La suspension de la vente à découvert de certains titres financiers en Europe pourrait calmer la nervosité en Bourse à court terme, estiment des spécialistes joints hier. Mais d'autres font valoir que cette mesure exceptionnelle n'a jamais donné de résultats la dernière fois qu'elle a été testée, pendant la crise financière de 2008.

En empêchant les investisseurs de parier sur une chute des marchés, va-t-on effectivement prévenir une chute des marchés? C'est en tout cas ce qu'espèrent la France, l'Italie, l'Espagne et la Belgique, qui ont annoncé jeudi qu'elles suspendent les ventes à découvert de certains titres financiers.

Une vente à découvert consiste à emprunter une action et à la vendre sur-le-champ dans l'espoir que son cours baisse. L'investisseur qui parie sur une dévaluation rachète le titre plus tard et empoche la différence de prix.

La suspension de ce type de transaction touche essentiellement les actions des banques européennes, qui ont subi une raclée en Bourse cette semaine. Leurs titres ont fondu sur la rumeur que l'agence de notation Moody's serait sur le point de priver la France de sa note AAA. La panique a aussi été alimentée par la perspective d'ennuis majeurs à la Société Générale, l'une des principales banques de l'Hexagone. Les deux rumeurs ont été démenties, mais le mal était fait.

«Lorsqu'il y a de la nervosité sur les marchés, les ventes à découvert peuvent peut-être produire de plus grandes amplitudes de variation de prix», souligne Jean Roy, professeur de finance à HEC Montréal.

«À court terme, la suspension des ventes à découvert peut avoir un certain impact, ça peut limiter un peu les mouvements», convient Mathieu D'Anjou, économiste principal au Mouvement Desjardins.

Il reste que la mesure a été décriée par plusieurs observateurs du milieu financier. À commencer par les fonds spéculatifs (hedge funds), qui misent beaucoup sur les fluctuations des marchés dans leur stratégie d'investissement.

«L'expérience passée démontre que le bannissement des ventes à découvert ne prévient pas les chutes des marchés et, au contraire, exacerbe la volatilité», a indiqué Andrew Baker, patron de l'Alternative Investment Management Association (AIMA), qui représente les fonds spéculatifs.

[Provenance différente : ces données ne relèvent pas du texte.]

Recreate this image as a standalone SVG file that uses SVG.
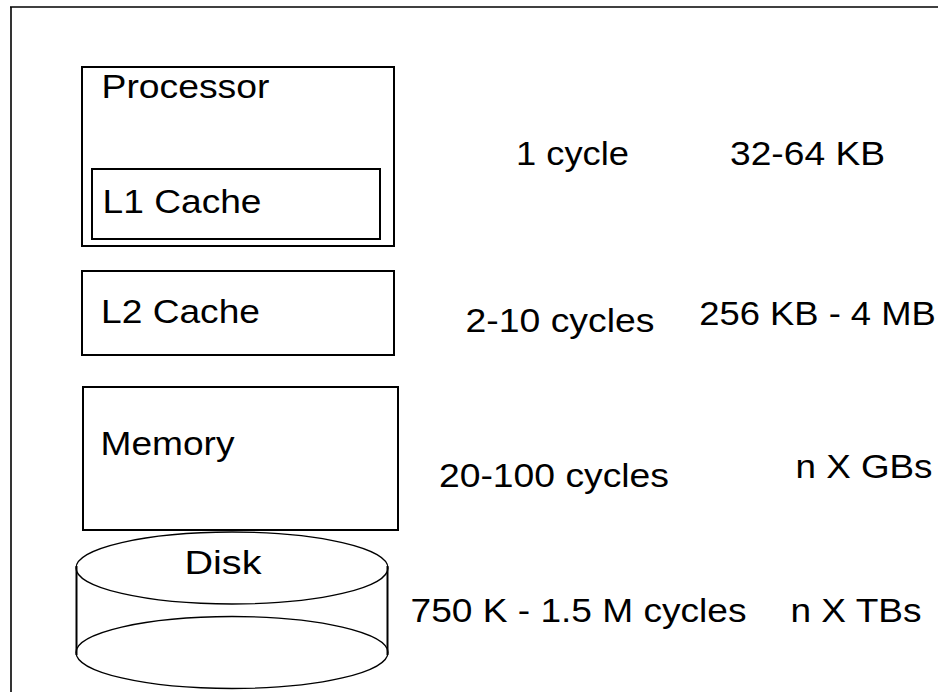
<svg xmlns="http://www.w3.org/2000/svg" width="939" height="692" viewBox="0 0 939 692">
<style>
.box{fill:none;stroke:#000;stroke-width:2}
.thin{fill:none;stroke:#000;stroke-width:1.3}
.t{font-family:"Liberation Sans",Arial,sans-serif;font-size:34px;fill:#000}
</style>
<rect width="939" height="692" fill="#fff"/>
<g id="frame">
<line x1="10" y1="7" x2="938" y2="7" stroke="#000" stroke-width="1.6"/>
<line x1="11" y1="7" x2="11" y2="692" stroke="#000" stroke-width="1.6"/>
</g>
<g id="processor">
<rect class="box" x="82" y="67" width="312" height="179"/>
<g transform="scale(1.09,1)"><text class="t" x="93.12" y="98" textLength="154.1" lengthAdjust="spacingAndGlyphs">Processor</text></g>
</g>
<g id="l1cache">
<rect class="box" x="92" y="169" width="288" height="70"/>
<g transform="scale(1.09,1)"><text class="t" x="94.04" y="213.5" textLength="145.9" lengthAdjust="spacingAndGlyphs">L1 Cache</text></g>
</g>
<g id="l2cache">
<rect class="box" x="82" y="271" width="312" height="84"/>
<g transform="scale(1.09,1)"><text class="t" x="92.66" y="323.5" textLength="145.9" lengthAdjust="spacingAndGlyphs">L2 Cache</text></g>
</g>
<g id="memory">
<rect class="box" x="83" y="387" width="315" height="143"/>
<g transform="scale(1.09,1)"><text class="t" x="92.2" y="455" textLength="122.9" lengthAdjust="spacingAndGlyphs">Memory</text></g>
</g>
<g id="disk">
<ellipse class="thin" cx="232" cy="652.5" rx="156" ry="36"/>
<line x1="76.5" y1="566" x2="76.5" y2="655" stroke="#000" stroke-width="2"/>
<line x1="387.5" y1="566" x2="387.5" y2="655" stroke="#000" stroke-width="2"/>
<ellipse class="thin" cx="232" cy="568" rx="156" ry="36" fill="#fff"/>
<g transform="scale(1.09,1)"><text class="t" x="169.27" y="574" textLength="70.6" lengthAdjust="spacingAndGlyphs">Disk</text></g>
</g>
<g id="latency" transform="scale(1.09,1)">
<text class="t" x="473.39" y="165" textLength="103.7" lengthAdjust="spacingAndGlyphs">1 cycle</text>
<text class="t" x="427.06" y="332.5" textLength="173.4" lengthAdjust="spacingAndGlyphs">2-10 cycles</text>
<text class="t" x="402.75" y="487.5" textLength="211" lengthAdjust="spacingAndGlyphs">20-100 cycles</text>
<text class="t" x="376.61" y="622" textLength="308.3" lengthAdjust="spacingAndGlyphs">750 K - 1.5 M cycles</text>
</g>
<g id="capacity" transform="scale(1.09,1)">
<text class="t" x="669.72" y="165" textLength="142.2" lengthAdjust="spacingAndGlyphs">32-64 KB</text>
<text class="t" x="641.5" y="325.5" textLength="217" lengthAdjust="spacingAndGlyphs">256 KB - 4 MB</text>
<text class="t" x="729.82" y="478.5" textLength="125.7" lengthAdjust="spacingAndGlyphs">n X GBs</text>
<text class="t" x="725.23" y="622" textLength="120.2" lengthAdjust="spacingAndGlyphs">n X TBs</text>
</g>
<g id="connectors"/>
</svg>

En septembre 2008, quelques jours après la faillite de Lehman Brothers, la Securities and Exchange Commission américaine (SEC) a décrété une suspension des ventes à découvert sur les titres de 800 banques et institutions financières aux États-Unis. La plupart des experts conviennent que cette mesure exceptionnelle n'a fait que retarder la débâcle financière qui a suivi.

«Le bannissement des ventes à découvert trahit le désespoir, a d'ailleurs indiqué au New York Times Kenneth S. Rogoff, professeur d'économie à Harvard. C'est cela, leur plan pour régler la crise de la dette souveraine en Europe? Ça ne leur achètera pas beaucoup de temps.»

La crise en Europe, soutient-il, va bien au-delà du plongeon boursier observé dans la dernière semaine. Selon lui, c'est l'état général des banques qui est en cause, car plusieurs sont très exposées aux ennuis financiers de pays comme la Grèce et l'Italie. En détenant des milliards en obligations de ces pays, elles risquent de subir de lourdes pertes si les conditions de remboursement devaient être réajustées.

«S'il y a un problème plus fondamental, observe Mathieu D'Anjou, du Mouvement Desjardins, c'est certain que le bannissement des ventes à découvert ne le réglera pas.»